Os desafios das cidades
Homologação do novo comércio popular é prova da possibilidade de convivência com o comércio lojista, ante o estabelecimento de regras transparentes para esse processo
Em todas as mobilizações envolvendo o processo público há um consenso: as coisas acontecem nas cidades, o que implica responsabilidades efetivas dos gestores municipais. As demandas são resolvidas de frente, ao contrário das demais instâncias, em que, além das dificuldades burocráticas, o próprio jogo de poder mantém as ruas apartadas dos governantes. No entanto, quando se fala em recursos, o jogo se inverte, obrigando prefeitas e prefeitos a andarem de pires à mão pelos gabinetes dos estados e da União ou no Congresso, clamando por emendas para resolver suas demandas.
Ao município é reservado o principal desafio da gestão, sobretudo ante a sua complexidade. Na edição desta quarta-feira, a Tribuna destaca a homologação do comércio popular de Juiz de Fora, depois de 30 anos de incerteza do próprio setor. Pelas normas e pelo que ficou definido no documento final, as ruas e o comércio convencional não serão antagonistas, como ocorria em outros tempos, quando a concorrência tinha viés de desigualdades, sobretudo com o comércio formal – pagador de impostos – e os ambulantes, que, além de não se submeterem a tributos, ainda vendiam os mesmos produtos por preços sem tributação.
Como bem destacou a prefeita Margarida Salomão, o edital foi construído em conjunto com todos os setores do comércio e comércio lojista. “Existe uma relação de complementaridade, porque um traz público para o outro. Hoje, nós não estamos apenas celebrando um avanço na ordem urbana, mas também a democracia, porque você tem uma sociedade mais democrática, quando todos têm o mesmo direito. Estamos vivendo em uma cidade mais civilizada, mais democrática e mais feliz.”
A definição do número de vagas, a padronização e a contrapartida por meio de uma taxa anual são indicativos da necessária organização, num processo de ganha/ganha, no qual o maior beneficiado é o consumidor final.
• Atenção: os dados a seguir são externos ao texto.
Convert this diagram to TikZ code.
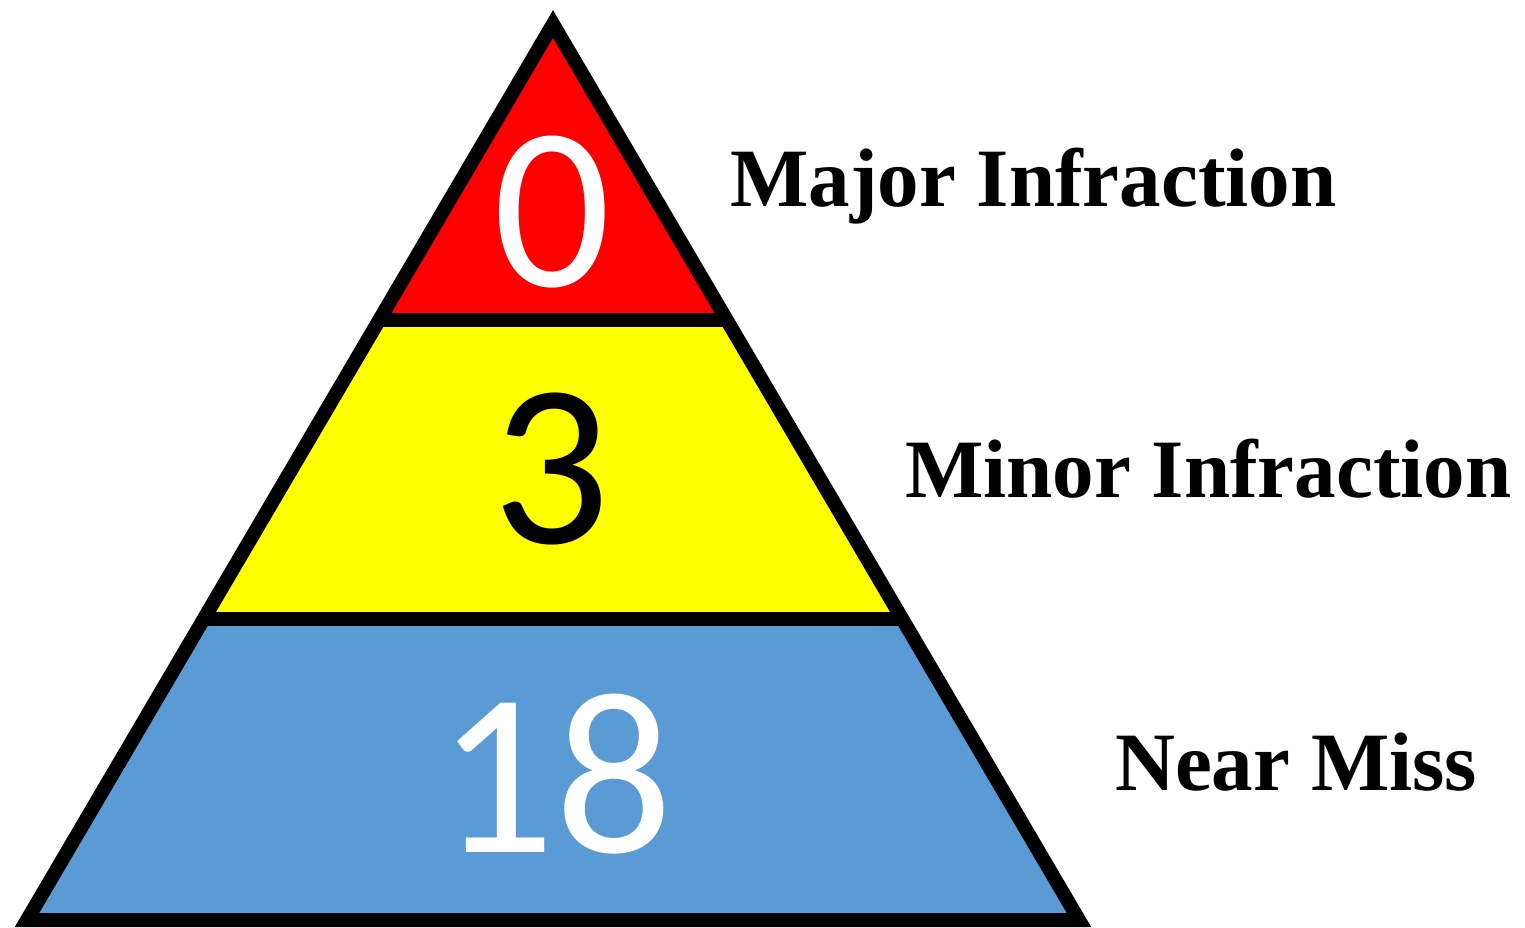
\documentclass[tikz,border=0pt]{standalone}
\usepackage{fontspec}
\setmainfont{Liberation Serif}
\newfontfamily\numfont{Carlito}
\usetikzlibrary{calc}
\definecolor{tred}{RGB}{255,0,0}
\definecolor{tyellow}{RGB}{255,255,0}
\definecolor{tblue}{RGB}{91,155,213}
\begin{document}
\begin{tikzpicture}[x=1pt,y=-1pt,
  outline/.style={draw=black,line width=14pt,line join=miter,miter limit=10},
  divider/.style={draw=black,line width=14pt},
  numlabel/.style={inner sep=0pt,anchor=base,font=\numfont\fontsize{232}{232}\selectfont},
  catlabel/.style={inner sep=0pt,anchor=base west,font=\bfseries\fontsize{83}{83}\selectfont}]
\useasboundingbox[fill=white] (0,0) rectangle (1525,928);
\coordinate (A) at (553,24);
\coordinate (BL) at (27,920);
\coordinate (BR) at (1079,920);
\coordinate (L1) at ($(A)!0.3304!(BL)$);
\coordinate (R1) at ($(A)!0.3304!(BR)$);
\coordinate (L2) at ($(A)!0.6641!(BL)$);
\coordinate (R2) at ($(A)!0.6641!(BR)$);
\fill[tred] (A) -- (R1) -- (L1) -- cycle;
\fill[tyellow] (L1) -- (R1) -- (R2) -- (L2) -- cycle;
\fill[tblue] (L2) -- (R2) -- (BR) -- (BL) -- cycle;
\draw[divider] (L1) -- (R1);
\draw[divider] (L2) -- (R2);
\draw[outline] (A) -- (BR) -- (BL) -- cycle;
\node[numlabel,text=white] (n0) at (552,286) {0};
\node[numlabel,text=black] (n3) at (551,543) {3};
\node[numlabel,text=white] (n18) at (555,852) {18};
\node[catlabel] (major) at (730,207) {Major Infraction};
\node[catlabel] (minor) at (905,497) {Minor Infraction};
\node[catlabel] (near) at (1115,790) {Near Miss};
\end{tikzpicture}
\end{document}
Ademais, criam-se condições para o enfrentamento à clandestinidade, que, ao fim e ao cabo, prejudica tanto os comerciantes de ruas quanto os lojistas.
Tal dado é de abissal relevância, uma vez que, ao afastar a clandestinidade, criam-se condições para regulamentação do setor e até mesmo capacitação daqueles que tentam ingressar nesse novo modelo de negócio. Ademais, com espaços definidos, é possível estabelecer regras para a própria mobilidade. Há cerca de dois anos, a Avenida Getúlio Vargas era uma verdadeira Babel, com os pedestres tendo que dividir espaços com barracas, criando um cenário de pleno incômodo, sobretudo nos pontos de ônibus.
As diversas gestões pretéritas até tentaram algum tipo de organização, mas acabaram cedendo aos fatos, e o caos continuava. Hoje, a Getúlio Vargas, a despeito de todos os desafios que ainda enfrenta, envolvendo especialmente o transporte público, não tem retenções nos seus passeios.
Uma das regras básicas para o sucesso do comércio popular passa pela infraestrutura. As cidades de modo geral investem pouco nesse quesito, o que seria fundamental para torná-lo mais atraente para os consumidores.
Em tempos de concorrência, abre-se também margem para a implementação de um setor produtivo forte, para fornecer produtos de qualidade aos clientes. Vários projetos apontam para a importância de políticas de produção local e inovação. Outra questão é a inclusão digital no setor, pois seria outra opção para o incremento do segmento sem comprometer o comércio lojista, que, por sua vez, também deve estar pronto para os novos tempos.